As we have noted previously, business leaders are already making decisions and calculations like turning ships around.  The Administration’s announcement and follow through on steel aluminum and lumber have distorted markets artificially causing increased prices and supply disruptions. Our leaders need to stop this bullying approach toward our trade partners, use international forums and work within our trade alliances to settle trade issues. Starting a trade war will cause everyone to lose money, jobs and trigger an economic downturn. The working class will be hurt the most, as they have the least amount of money saved and are usually the first to be fired in any falling economy.

China Retaliates in Trump Trade Battle

 

Image: asiafinancialpublishing.com

China announced yesterday they will be placing tariffs on 128 American goods for a total of $3 billion dollars in response to the Trump administration tariffs of 25 % on steel and 10 % on aluminum.  The situation is posed to escalate as the President is expected to announce $60 billion of new tariffs on Chinese imports this week.

The US agriculture industry is reeling from increased competition from overseas countries like Brazil and now the administration is throwing a trade war into the mix.  Farmers are perplexed as to how to navigate these new trade waters.

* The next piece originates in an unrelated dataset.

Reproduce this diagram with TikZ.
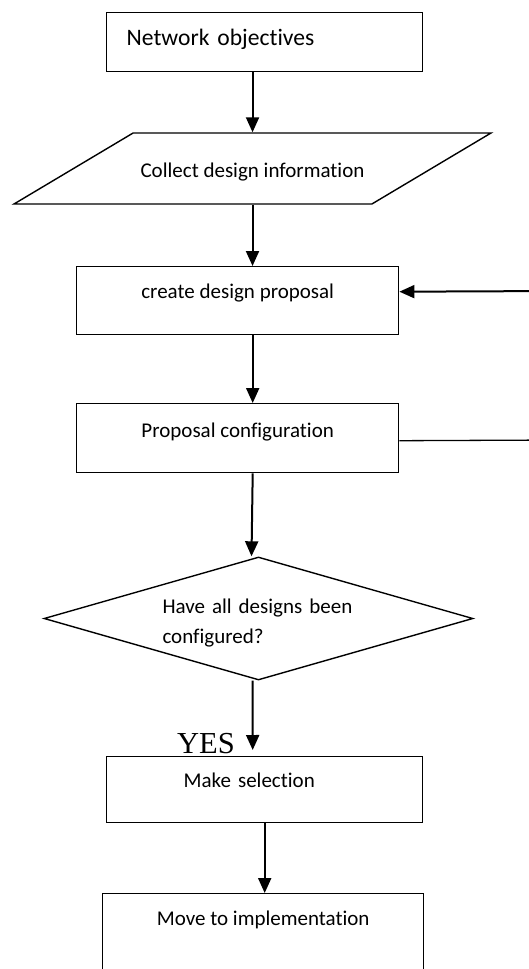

Source: US Department of Agriculture, The Wall Street Journal – 4/2/18

The US agriculture industry is one of the bright spots in US exports accounting for $140.5 billion in exports for 2017 according to the US Department of Agriculture.  China receives about $22 billion of US exports last year in pork, and meat products.  While the $3 billion in tariffs is not large it maybe just an opening round in the economic shots being fired by the US and China.

While some industry analysts look at just the dollar amounts involved we see a very disturbing trend in the tenor of the conduct of this trade conflict.  This administration has distinguished itself by being bullying, intimidating, impulsive, vengeful and unpredictable – not good traits for a positive trade negotiation outcome.

Next Steps:

First, we need to understand how corporations, suppliers and customers respond to political uncertainty.  Corporations either buyer or seller are seeking certainty around first of all selling their products and second at the highest price.  Second, when our government starts picking winners and losers in the US economy and linking unconnected segments like sacrificing US agriculture for intellectual property theft by China from US high technology companies – then any economic shot is fair game.  Just the threat of tariffs on certain goods is enough to cause customers, in this case Chinese buyers of US agriculture goods to find other lower cost suppliers.  Once these buyers discover new suppliers with lower prices and similar quality they are likely not to switch back to US suppliers.  Sales for US agriculture companies are likely to drop as a result.

We have said in our Insight Byte of March 6th that starting a trade war linking disconnected parts of the economy, not using international bodies like the World Trade Organization will just lead to lose – lose economics for global corporations and consumers.  Lost jobs will result, economic recession or depression will spiral downward and it will take years to recover.  Sound, research based trade policies based on win-win partnerships are the only way to turn this situation around.  This administration has opened an economic Pandora’s box that it will not be able to close.